Problem statement -> Retype word for word the first line of the listing and each line after it up to the line with "(src) at (605.5,570.5)", with the pictures taken out.

══════

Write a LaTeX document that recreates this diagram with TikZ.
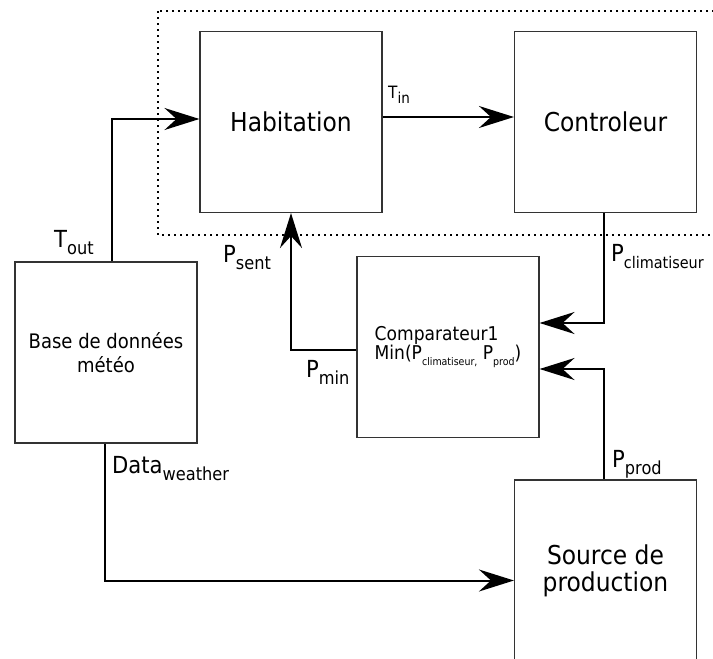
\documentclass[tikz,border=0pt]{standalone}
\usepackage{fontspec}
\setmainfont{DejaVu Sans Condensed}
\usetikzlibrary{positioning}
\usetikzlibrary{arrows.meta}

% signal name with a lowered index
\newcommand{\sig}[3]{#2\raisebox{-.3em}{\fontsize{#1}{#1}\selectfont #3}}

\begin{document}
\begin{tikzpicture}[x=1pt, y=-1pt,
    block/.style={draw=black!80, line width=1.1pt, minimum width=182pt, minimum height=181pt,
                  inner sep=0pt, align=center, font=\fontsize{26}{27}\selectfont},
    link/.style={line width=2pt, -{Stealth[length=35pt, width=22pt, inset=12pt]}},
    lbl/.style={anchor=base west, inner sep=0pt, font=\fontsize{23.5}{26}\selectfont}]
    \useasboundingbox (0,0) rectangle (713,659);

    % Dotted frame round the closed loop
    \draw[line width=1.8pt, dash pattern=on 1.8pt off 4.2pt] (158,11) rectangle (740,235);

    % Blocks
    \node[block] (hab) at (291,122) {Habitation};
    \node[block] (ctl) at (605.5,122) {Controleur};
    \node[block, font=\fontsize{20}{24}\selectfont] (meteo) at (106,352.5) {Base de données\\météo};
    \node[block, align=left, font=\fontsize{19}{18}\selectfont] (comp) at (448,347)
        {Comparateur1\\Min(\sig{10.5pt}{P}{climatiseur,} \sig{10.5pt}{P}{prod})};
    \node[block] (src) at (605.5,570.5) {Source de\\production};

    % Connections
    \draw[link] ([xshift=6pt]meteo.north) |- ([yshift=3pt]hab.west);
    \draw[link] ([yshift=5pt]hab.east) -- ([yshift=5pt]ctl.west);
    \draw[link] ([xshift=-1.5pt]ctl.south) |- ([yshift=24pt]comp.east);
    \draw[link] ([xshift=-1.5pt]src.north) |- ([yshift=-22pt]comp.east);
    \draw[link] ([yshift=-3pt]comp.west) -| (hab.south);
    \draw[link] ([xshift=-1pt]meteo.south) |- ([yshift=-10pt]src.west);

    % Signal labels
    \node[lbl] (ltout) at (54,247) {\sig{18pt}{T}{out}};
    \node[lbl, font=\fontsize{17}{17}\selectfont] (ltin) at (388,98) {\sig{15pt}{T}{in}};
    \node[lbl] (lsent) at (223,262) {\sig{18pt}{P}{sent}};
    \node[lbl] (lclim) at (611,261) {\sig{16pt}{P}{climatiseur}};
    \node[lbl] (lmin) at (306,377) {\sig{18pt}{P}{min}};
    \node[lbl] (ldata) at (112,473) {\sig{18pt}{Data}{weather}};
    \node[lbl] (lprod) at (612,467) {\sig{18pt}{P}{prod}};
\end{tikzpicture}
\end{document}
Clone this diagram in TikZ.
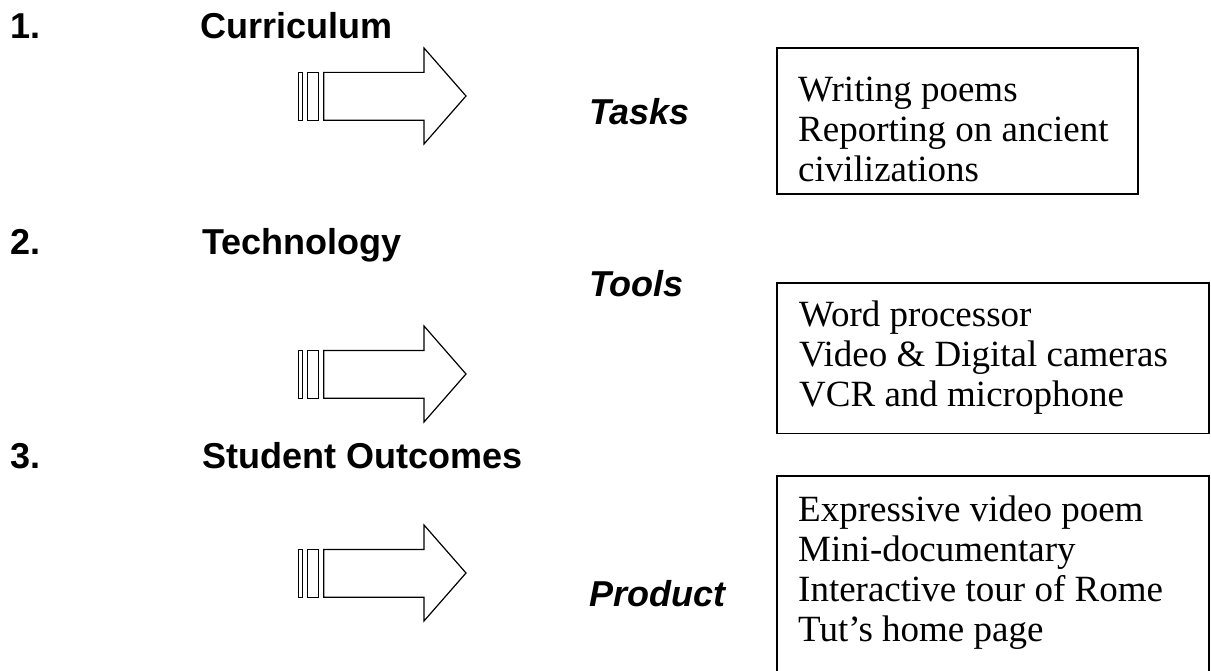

══════

The response ->
Write a LaTeX document that recreates this diagram with TikZ.
\documentclass[tikz,border=0pt]{standalone}
\usepackage{fontspec}
\setmainfont{DejaVu Sans Condensed}
\usetikzlibrary{positioning}
\usetikzlibrary{arrows.meta}

% signal name with a lowered index
\newcommand{\sig}[3]{#2\raisebox{-.3em}{\fontsize{#1}{#1}\selectfont #3}}

\begin{document}
\begin{tikzpicture}[x=1pt, y=-1pt,
    block/.style={draw=black!80, line width=1.1pt, minimum width=182pt, minimum height=181pt,
                  inner sep=0pt, align=center, font=\fontsize{26}{27}\selectfont},
    link/.style={line width=2pt, -{Stealth[length=35pt, width=22pt, inset=12pt]}},
    lbl/.style={anchor=base west, inner sep=0pt, font=\fontsize{23.5}{26}\selectfont}]
    \useasboundingbox (0,0) rectangle (713,659);

    % Dotted frame round the closed loop
    \draw[line width=1.8pt, dash pattern=on 1.8pt off 4.2pt] (158,11) rectangle (740,235);

    % Blocks
    \node[block] (hab) at (291,122) {Habitation};
    \node[block] (ctl) at (605.5,122) {Controleur};
    \node[block, font=\fontsize{20}{24}\selectfont] (meteo) at (106,352.5) {Base de données\\météo};
    \node[block, align=left, font=\fontsize{19}{18}\selectfont] (comp) at (448,347)
        {Comparateur1\\Min(\sig{10.5pt}{P}{climatiseur,} \sig{10.5pt}{P}{prod})};
    \node[block] (src) at (605.5,570.5) {Source de\\production};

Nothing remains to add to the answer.